A brief overview of the most crucial system commands
One of the most useful and most used commands you want to remember is the cd, dir, <drive letter>:. With the cd command you are able to change the focus of the directory from one to another. You can navigate your way around the folders with this command. So basically the cd command is our navigation tool. Dir command is used to view the list of contents under such directory you focus on with cd. In this case, the dir command is your explorer tool which you can use to view or select any files, document etc. <drive letter>: is used to change or switch the hard drive volume.
Let’s say you are in the drive C:> , if you type d: , assuming you have a drive with the letter d assigned to it, your drive will be changed to d from c. So, it will show you like D:>.
With these commands under your belt you are ready to move around your system from the command line interface. Now, how about we learn to create or make directories or folders inside a directory? No, not from right clicking and looking to make a ‘new’ folder from the drop down but straight off the command line prompt?
Creating new folders and directories with a command line on Windows
md is the mighty command we are looking for to make a directory anywhere where we are allowed to do so. There is also one other universal command for this, which is mkdir. This is used and works on any operating system. md is used only on the Windows operating system. It is highly advised to practice creating directory inside your own user folder. Meaning, C:Users\<user name>. If you are not there, try using the cd command and navigate there. Once you are sure, start practicing creating directories there with either mkdir or md.

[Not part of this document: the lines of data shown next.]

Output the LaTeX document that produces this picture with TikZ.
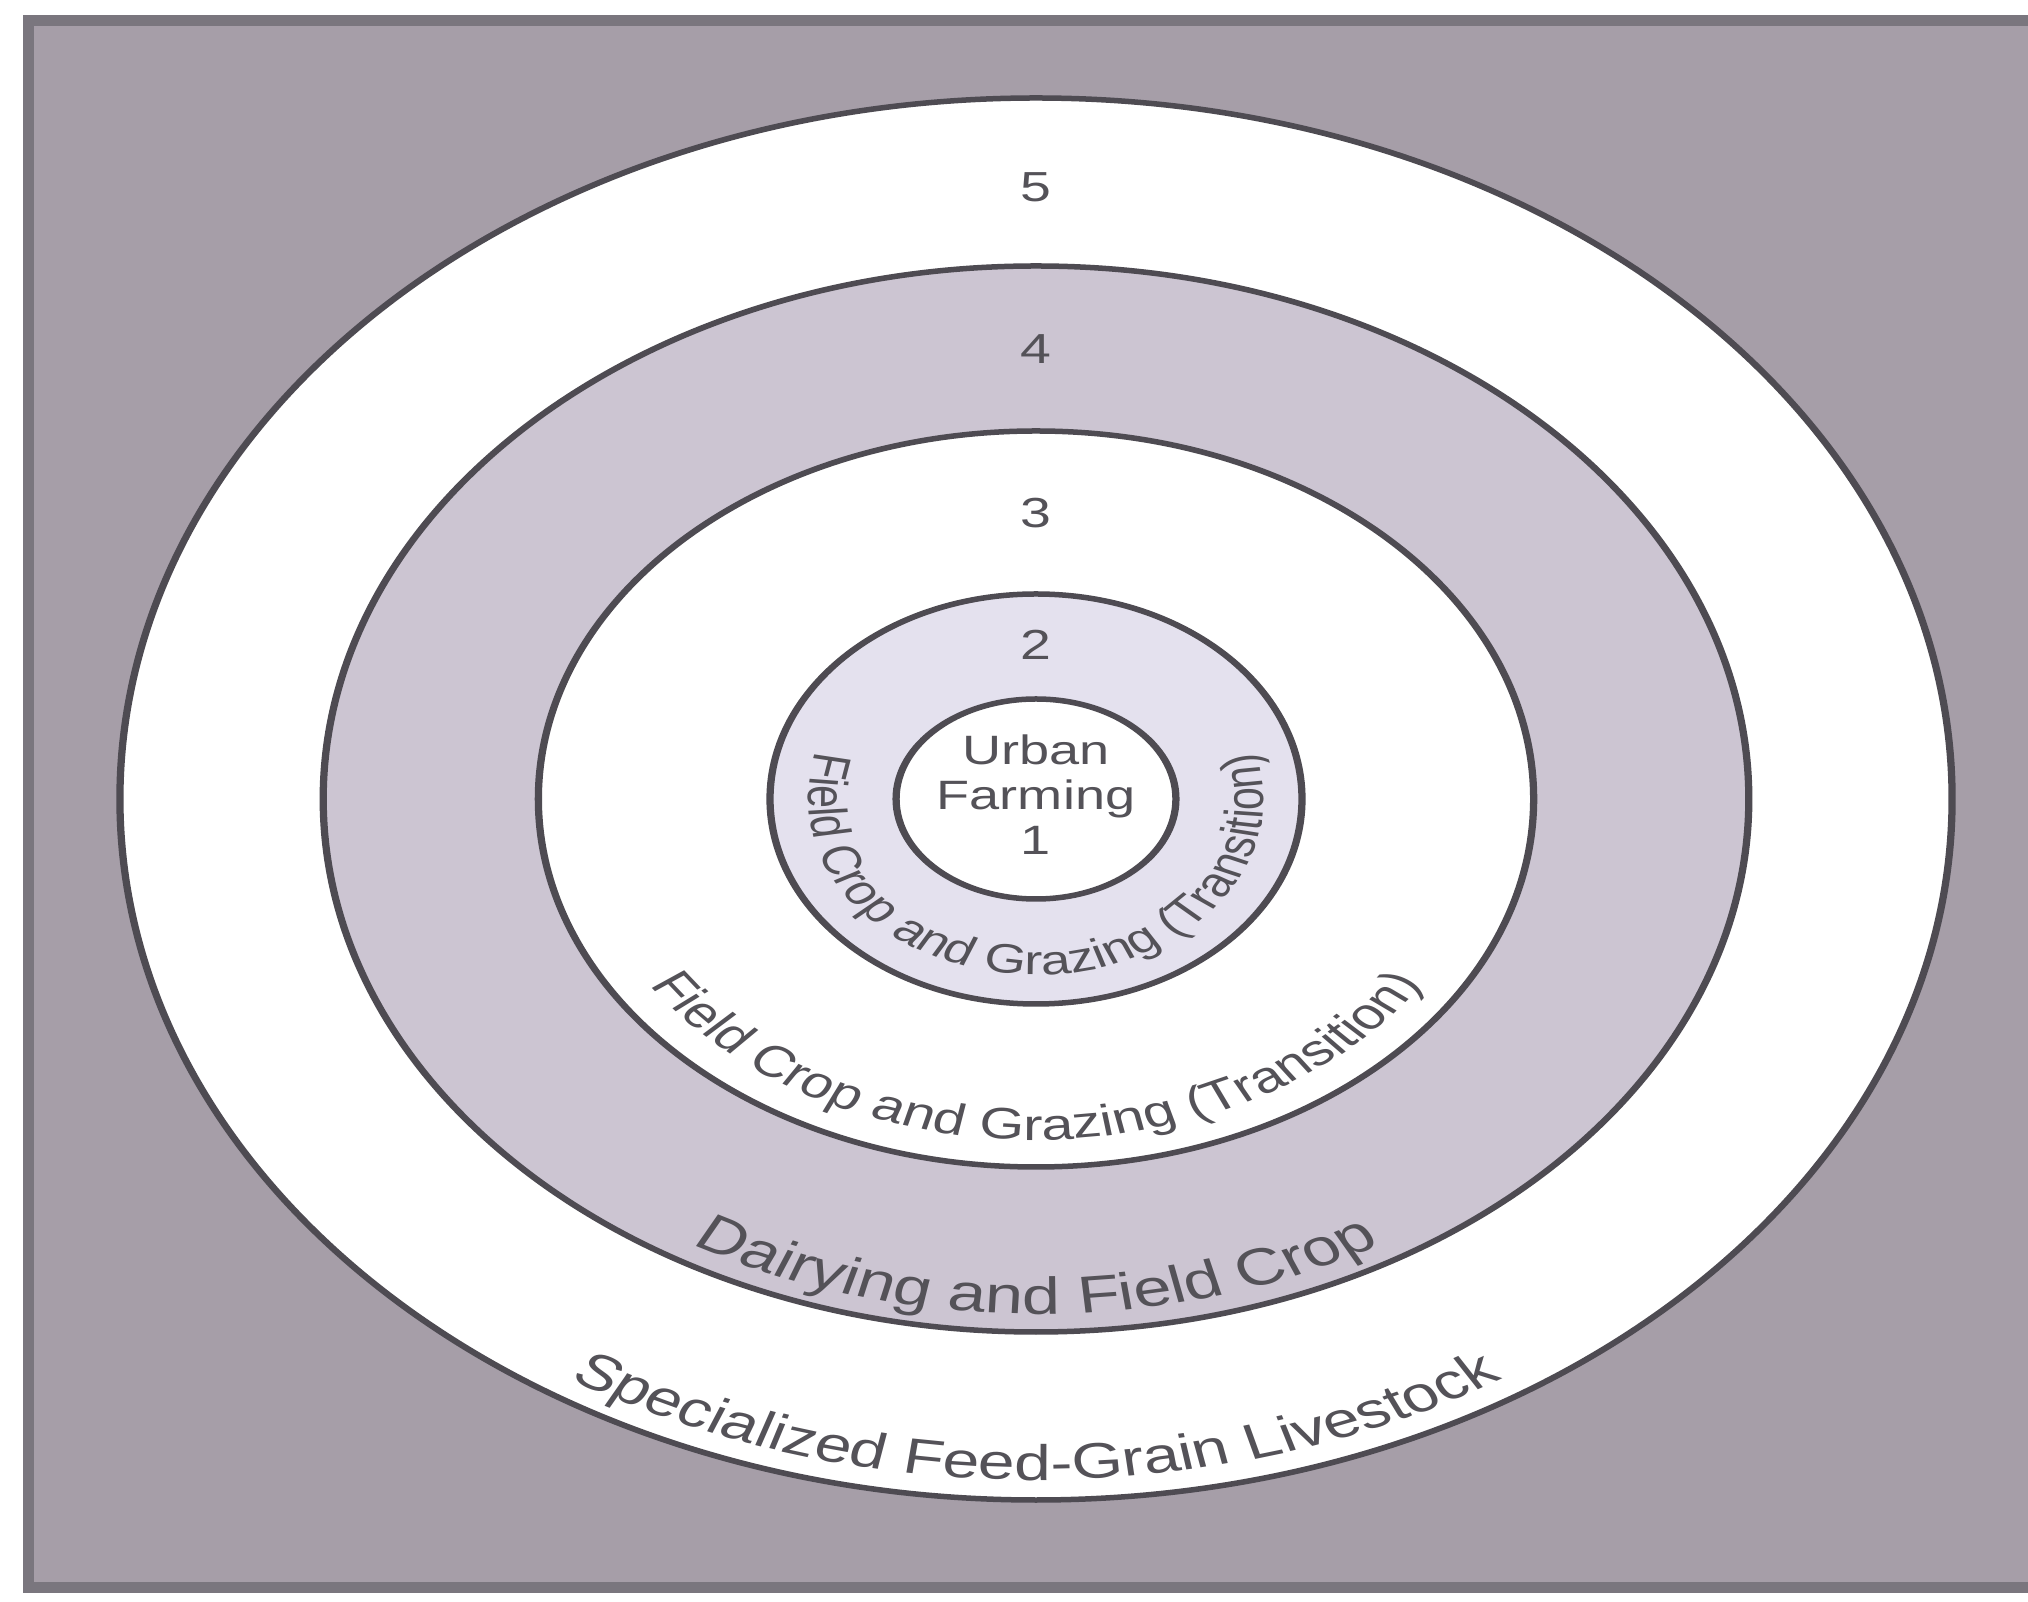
\documentclass[tikz,border=0pt]{standalone}
\usepackage{fontspec}
\setmainfont{Liberation Sans}
\usetikzlibrary{decorations.text}
\definecolor{bggray}{RGB}{166,158,168}
\definecolor{framegray}{RGB}{122,118,126}
\definecolor{ringgray}{RGB}{204,197,210}
\definecolor{ringlight}{RGB}{228,225,238}
\definecolor{linegray}{RGB}{78,75,82}
\definecolor{txtgray}{RGB}{84,82,88}
\newcommand\fsFive{\fontsize{50}{60}\selectfont}
\newcommand\fsFour{\fontsize{52}{62}\selectfont}
\newcommand\fsThree{\fontsize{44}{52}\selectfont}
\newcommand\fsTwo{\fontsize{41}{48}\selectfont}
\begin{document}
\begin{tikzpicture}[x=1pt,y=1pt,
  zone/.style={draw=linegray, line width=5.5pt},
  numtxt/.style={text=txtgray, font=\fontsize{42}{48}\selectfont, inner sep=0pt},
  ringtext/.style={decorate, decoration={text along path, text align=center, text color=txtgray}}]
\useasboundingbox (0,0) rectangle (2028,1601);
\fill[white] (0,0) rectangle (2028,1601);
\draw[framegray, line width=11pt, fill=bggray] (28,14) rectangle (2070,1580);
\begin{scope}[transform canvas={shift={(1036,802)},xscale=1.32}]
  \path[zone, fill=white]      (0,0) ellipse[x radius=694, y radius=701];
  \path[zone, fill=ringgray]   (0,0) ellipse[x radius=540, y radius=533];
  \path[zone, fill=white]      (0,0) ellipse[x radius=377, y radius=368];
  \path[zone, fill=ringlight]  (0,0) ellipse[x radius=201.5, y radius=205];
  \path[zone, fill=white]      (0,0) ellipse[x radius=106, y radius=100];
  \node[numtxt] (n5) at (0,612) {5};
  \node[numtxt] (n4) at (0,450) {4};
  \node[numtxt] (n3) at (0,286) {3};
  \node[numtxt] (n2) at (0,154) {2};
  \node[text=txtgray, align=center, inner sep=0pt, font=\fontsize{41}{45}\selectfont] (urban) at (0,4) {Urban\\Farming\\1};
  \path[ringtext, decoration={text={|\fsFive|Specialized Feed-Grain Livestock}}]
    (150:674 and 681) arc[start angle=150, end angle=390, x radius=674, y radius=681];
  \path[ringtext, decoration={text={|\fsFour|Dairying and Field Crop}}]
    (150:521 and 515) arc[start angle=150, end angle=390, x radius=521, y radius=515];
  \path[ringtext, decoration={text={|\fsThree|Field Crop and Grazing (Transition)}}]
    (150:349 and 341) arc[start angle=150, end angle=390, x radius=349, y radius=341];
  \path[ringtext, decoration={text={|\fsTwo|Field Crop and Grazing (Transition)}}]
    (100:172.5 and 176) arc[start angle=100, end angle=440, x radius=172.5, y radius=176];
\end{scope}
\end{tikzpicture}
\end{document}
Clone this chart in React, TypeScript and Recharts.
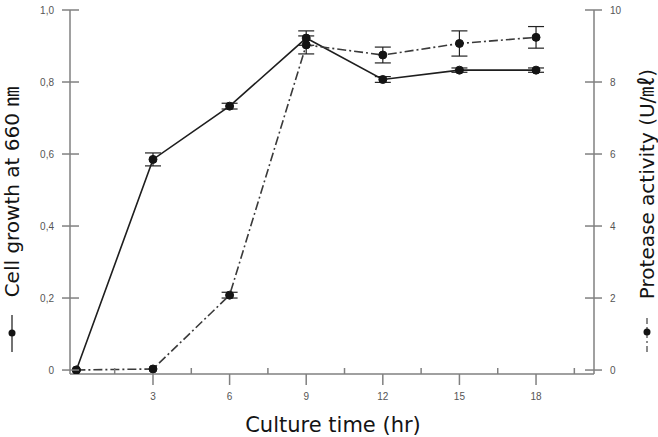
import React from 'react';
import { LineChart, Line, XAxis, YAxis, ErrorBar, Label } from 'recharts';

const times = [0, 3, 6, 9, 12, 15, 18];
const cellGrowth = [0, 0.585, 0.733, 0.922, 0.807, 0.833, 0.833];
const cellGrowthErr = [0, 0.018, 0.008, 0.02, 0.008, 0.006, 0.006];
const protease = [0, 0.03, 2.08, 9.03, 8.75, 9.07, 9.24];
const proteaseErr = [0, 0, 0.08, 0.25, 0.22, 0.35, 0.3];

const xTicks = [1.5, 3, 4.5, 6, 7.5, 9, 10.5, 12, 13.5, 15, 16.5, 18, 19.5];
const xMajor = [3, 6, 9, 12, 15, 18];
const leftTicks = [0, 0.2, 0.4, 0.6, 0.8, 1.0];
const rightTicks = [0, 2, 4, 6, 8, 10];

const data = times.map((t, i) => ({
  t,
  cell: cellGrowth[i],
  cellErr: cellGrowthErr[i],
  prot: protease[i],
  protErr: proteaseErr[i],
}));

const AXIS = '#808080';
const TICKTXT = '#555';
const FONT = '"Liberation Sans", Arial, sans-serif';
const LABELFONT = '"DejaVu Sans", "Noto Sans CJK KR", sans-serif';
const INK = '#141414';

const XTick = (props: any) => {
  const { x, y, payload } = props;
  const v = payload.value;
  if (xMajor.includes(v)) {
    return (
      <g>
        <line x1={x} x2={x} y1={y} y2={y + 11} stroke={AXIS} strokeWidth={1.5} />
        <text x={x} y={y + 26} textAnchor="middle" fontSize={10} fill={TICKTXT} fontFamily={FONT}>
          {v}
        </text>
      </g>
    );
  }
  return <line x1={x} x2={x} y1={y} y2={y - 6} stroke={AXIS} strokeWidth={1.5} />;
};

const fmtLeft = (v: number) => (v === 0 ? '0' : v.toFixed(1).replace('.', ','));

const LeftTick = (props: any) => {
  const { x, y, payload } = props;
  return (
    <g>
      <line x1={x - 8} x2={x + 9} y1={y} y2={y} stroke={AXIS} strokeWidth={1.5} />
      <text x={x - 16} y={y + 4} textAnchor="end" fontSize={10} fill={TICKTXT} fontFamily={FONT}>
        {fmtLeft(payload.value)}
      </text>
    </g>
  );
};

const RightTick = (props: any) => {
  const { x, y, payload } = props;
  return (
    <g>
      <line x1={x - 9} x2={x + 8} y1={y} y2={y} stroke={AXIS} strokeWidth={1.5} />
      <text x={x + 16} y={y + 4} textAnchor="start" fontSize={10} fill={TICKTXT} fontFamily={FONT}>
        {payload.value}
      </text>
    </g>
  );
};

const LeftLabel = () => (
  <g>
    <text
      x={12}
      y={192}
      transform="rotate(-90 12 192)"
      textAnchor="middle"
      dominantBaseline="central"
      fontSize={20}
      fill={INK}
      fontFamily={LABELFONT}
    >
      Cell growth at 660 ㎚
    </text>
    <line x1={12} x2={12} y1={315} y2={352} stroke="#444" strokeWidth={1.5} />
    <circle cx={12} cy={333} r={3.5} fill={INK} />
  </g>
);

const RightLabel = () => (
  <g>
    <text
      x={647}
      y={184}
      transform="rotate(-90 647 184)"
      textAnchor="middle"
      dominantBaseline="central"
      fontSize={20}
      fill={INK}
      fontFamily={LABELFONT}
    >
      Protease activity (U/㎖)
    </text>
    <line x1={647} x2={647} y1={318} y2={352} stroke="#666" strokeWidth={1.5} strokeDasharray="6 3 2 3" />
    <circle cx={647} cy={332} r={3.5} fill={INK} />
  </g>
);

const BottomLabel = () => (
  <text x={333} y={425} textAnchor="middle" dominantBaseline="central" fontSize={21} fill={INK} fontFamily={LABELFONT}>
    Culture time (hr)
  </text>
);

export default function App() {
  return (
    <div style={{ position: 'absolute', left: 0, top: 0, background: '#fff' }}>
      <LineChart width={658} height={437} data={data} margin={{ top: 10, right: 0, bottom: 0, left: 0 }}>
        <XAxis
          dataKey="t"
          type="number"
          domain={[-0.25, 20.27]}
          ticks={xTicks}
          interval={0}
          tick={<XTick />}
          tickLine={false}
          tickSize={0}
          tickMargin={0}
          height={63}
          stroke={AXIS}
          axisLine={{ stroke: AXIS, strokeWidth: 1.5 }}
          allowDataOverflow
        >
          <Label content={<BottomLabel />} />
        </XAxis>
        <YAxis
          yAxisId="left"
          orientation="left"
          width={70}
          domain={[-0.011, 1]}
          ticks={leftTicks}
          interval={0}
          tick={<LeftTick />}
          tickLine={false}
          tickSize={0}
          tickMargin={0}
          axisLine={{ stroke: AXIS, strokeWidth: 1.5 }}
          allowDataOverflow
        >
          <Label content={<LeftLabel />} />
        </YAxis>
        <YAxis
          yAxisId="right"
          orientation="right"
          width={64}
          domain={[-0.11, 10]}
          ticks={rightTicks}
          interval={0}
          tick={<RightTick />}
          tickLine={false}
          tickSize={0}
          tickMargin={0}
          axisLine={{ stroke: AXIS, strokeWidth: 1.5 }}
          allowDataOverflow
        >
          <Label content={<RightLabel />} />
        </YAxis>
        <Line
          yAxisId="left"
          dataKey="cell"
          stroke="#1e1e1e"
          strokeWidth={1.6}
          dot={{ r: 4, fill: INK, stroke: INK, strokeWidth: 1 }}
          isAnimationActive={false}
        >
          <ErrorBar dataKey="cellErr" direction="y" width={8} stroke="#222" strokeWidth={1.2} />
        </Line>
        <Line
          yAxisId="right"
          dataKey="prot"
          stroke="#3a3a3a"
          strokeWidth={1.6}
          strokeDasharray="9 3 2 3"
          dot={{ r: 4, fill: INK, stroke: INK, strokeWidth: 1, strokeDasharray: '' }}
          isAnimationActive={false}
        >
          <ErrorBar dataKey="protErr" direction="y" width={8} stroke="#222" strokeWidth={1.2} />
        </Line>
      </LineChart>
    </div>
  );
}
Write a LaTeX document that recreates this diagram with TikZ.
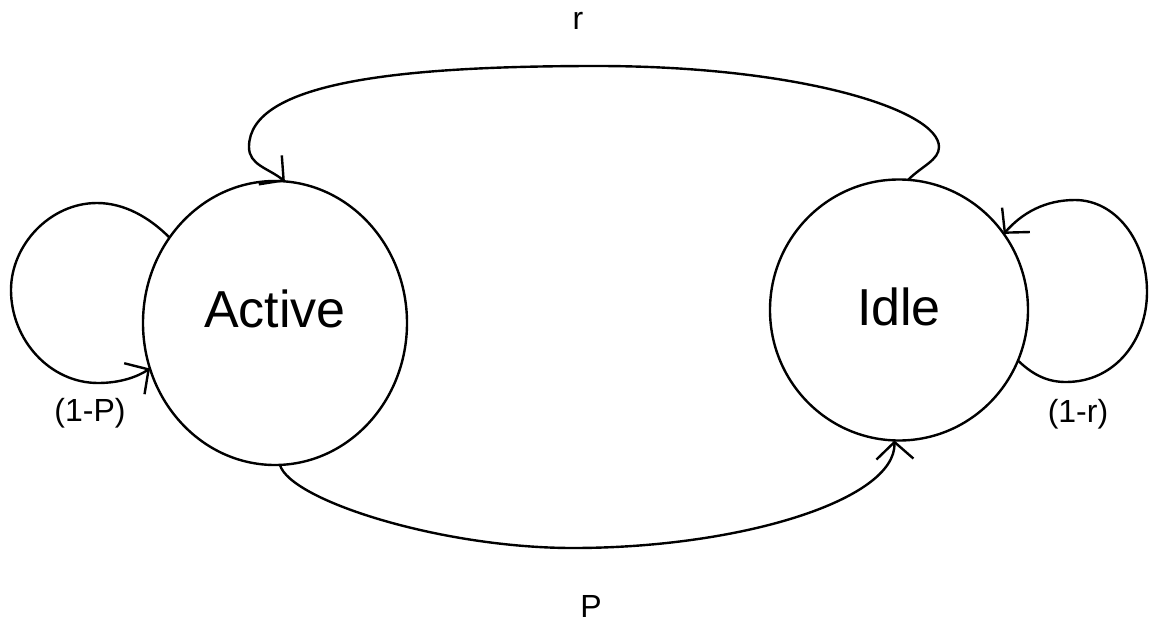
\documentclass[tikz,border=0pt]{standalone}
\usepackage{fontspec}
\setmainfont{Liberation Sans}
\usetikzlibrary{shapes.geometric,arrows.meta}
\begin{document}
\begin{tikzpicture}[x=1pt,y=-1pt,
  conn/.style={line width=2.4pt},
  tipped/.style={-{Straight Barb[length=17pt,width=37pt]}},
  state/.style={draw,ellipse,line width=2.4pt,inner sep=0pt,outer sep=0pt,font=\fontsize{52}{60}\selectfont},
  lbl/.style={font=\fontsize{32}{38}\selectfont,inner sep=0pt}]
\useasboundingbox (0,0) rectangle (1152,624);
\node[state,minimum width=264pt,minimum height=284pt,text depth=28pt] (act) at (275,323) {Active};
\node[state,minimum width=258pt,minimum height=261pt,text depth=7pt] (idle) at (899,310) {Idle};
% r : Idle -> Active (top)
\draw[conn,tipped] (idle.86) .. controls (922,166) and (939,160) .. (939,147)
  .. controls (939,110) and (800,66) .. (597,66)
  .. controls (400,66) and (249,82) .. (249,147)
  .. controls (249,165) and (268,168) .. (act.86);
% P : Active -> Idle (bottom)
\draw[conn,tipped] (act.272) .. controls (290,500) and (440,548) .. (573,548)
  .. controls (740,548) and (896,500) .. (idle.268);
% 1-P self loop
\draw[conn,tipped] (act.141) .. controls (150,218) and (125,203) .. (97,203)
  .. controls (50,203) and (11,245) .. (11,290)
  .. controls (11,340) and (50,383) .. (98,383)
  .. controls (120,383) and (137,377) .. (act.200);
% 1-r self loop
\draw[conn,tipped] (idle.337) .. controls (1035,377) and (1050,382) .. (1066,382)
  .. controls (1115,382) and (1147,340) .. (1147,292)
  .. controls (1147,240) and (1115,200) .. (1075,200)
  .. controls (1045,200) and (1022,213) .. (idle.36);
\node[lbl] (lr) at (578,21) {r};
\node[lbl] (lp) at (591,606) {P};
\node[lbl] (l1p) at (90,413) {(1-P)};
\node[lbl] (l1r) at (1078,414) {(1-r)};
\end{tikzpicture}
\end{document}
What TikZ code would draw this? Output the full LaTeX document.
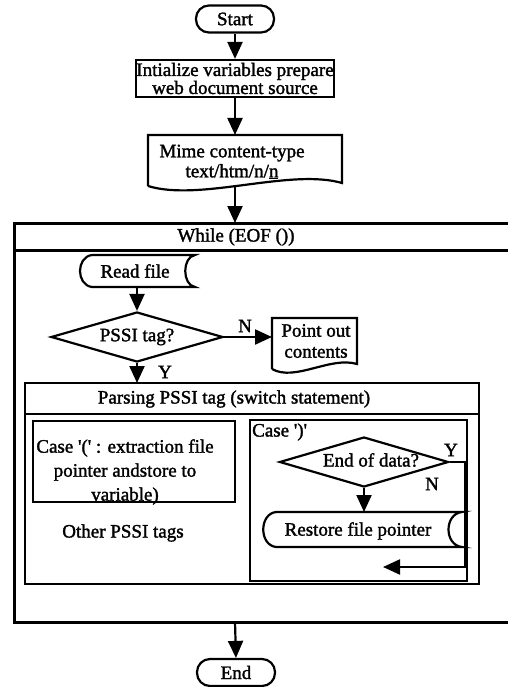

Notice that the moment you hit enter, Windows do not give you any information about what you have just done and whether the folder was successfully created or not. In order to learn about it, you need to use the dir command and see if the new folder was created. The command line simply moves on to the new line. Notice that you need to name your folder after cd like cd<space> <name>. This will create the folder. Look for the name and you will find the folder. Without a name, you will see an error message like ‘The syntax of the command is incorrect’. Same goes for the mkdir. Without the name, it will throw the same message.